Basti pensare che un moderno aereo di linea decolla a 270 km/h e pesa molto di più. Queste auto non devono avere solo un’elevata potenza e un coefficiente di penetrazione molto basso; in fase di progettazione si deve riuscire a simularne il comportamento in casi non standard, in particolare con presenza di vento laterale, per evitare che il mezzo diventi portante e decolli letteralmente. Lo studio aerodinamico, inoltre, risente del numero di Mach, il rapporto tra la velocità del mezzo e a velocità del suono (sulla superficie terrestre è all’incirca 1150 km/h).
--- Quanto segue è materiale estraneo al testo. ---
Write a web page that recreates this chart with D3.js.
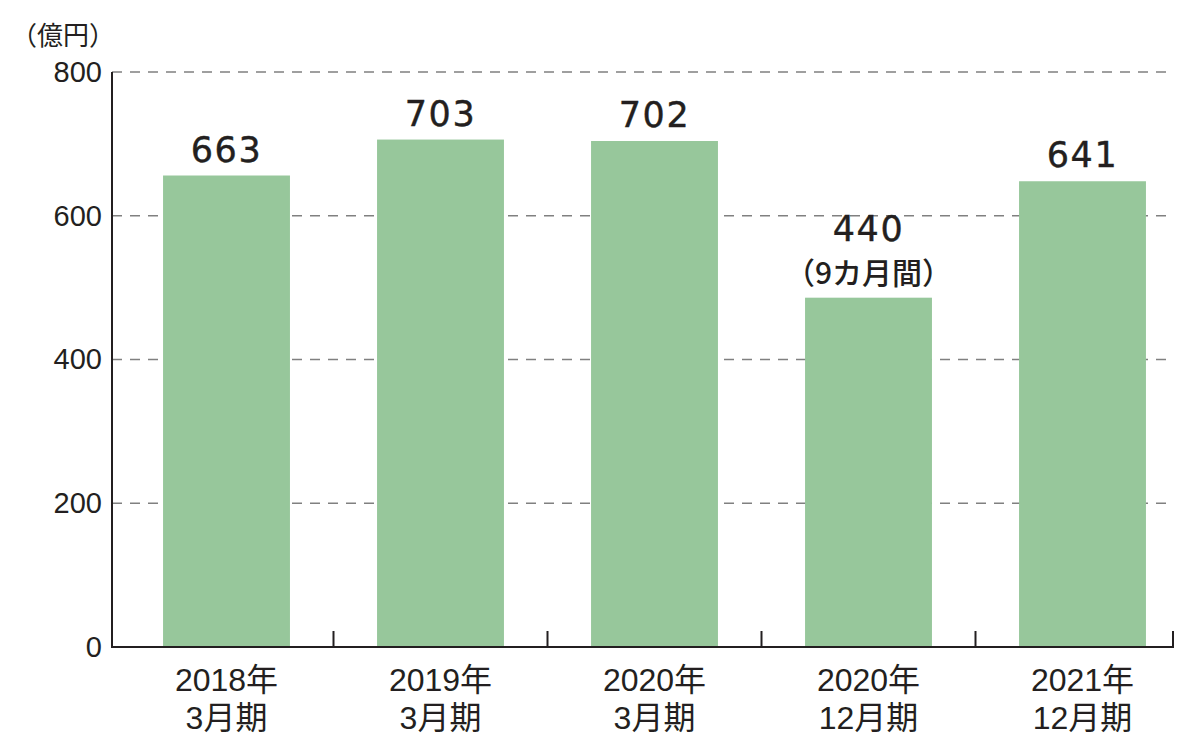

Per numeri maggiori dell’unità le equazioni cambiano forma e prevedere il comportamento, in presenza di urti e onde di espansione, diventa molto oneroso.

Lo sa bene la Bloodhound Programme Ltd. La compagnia, che sta sviluppando il progetto omonimo promosso da Richard Noble e dal pilota dalla Royal Air Force Andy Green (detentori del record assoluto di velocità), è entrata in amministrazione controllata per mancanza di fondi e il Bloodhound Ssc, nonostante i primi test andati a buon fine, potrebbe non vedere la luce. Sarebbe dovuta diventare, l’anno prossimo, la seconda auto supersonica della storia e non si sarebbe limitata a battere il precedente record, datato 1997 di 1228 km/h (763 mph) del ThrustSSC, ma si poneva come obbiettivo il superamento dalla barriera delle 1000 miglia orarie (1600 km/h).

La Bloodhound Ssc è spinta, prima, dal possente turbofan a flussi associati dell’Eurofigther e, poi, da un razzo a propellenti ibridi che gli forniscono un quantitativo complessivo di potenza impressionante, pari a quello di 180 vetture di F1, capace di spingerla oltre le 1000 mph. Il terreno scelto è una porzione del deserto del Kalahari, in Sudafrica, già ripulito dalle pietre.

Dopo più di dieci anni di ricerca che ha coinvolto diversi paesi, con il progetto in dirittura di arrivo, sarebbe un peccato se non si trovassero gli ultimi 25 milioni di sterline per scrivere un’altra pagina di storia dell’affascinante mondo del record di velocità terrestre.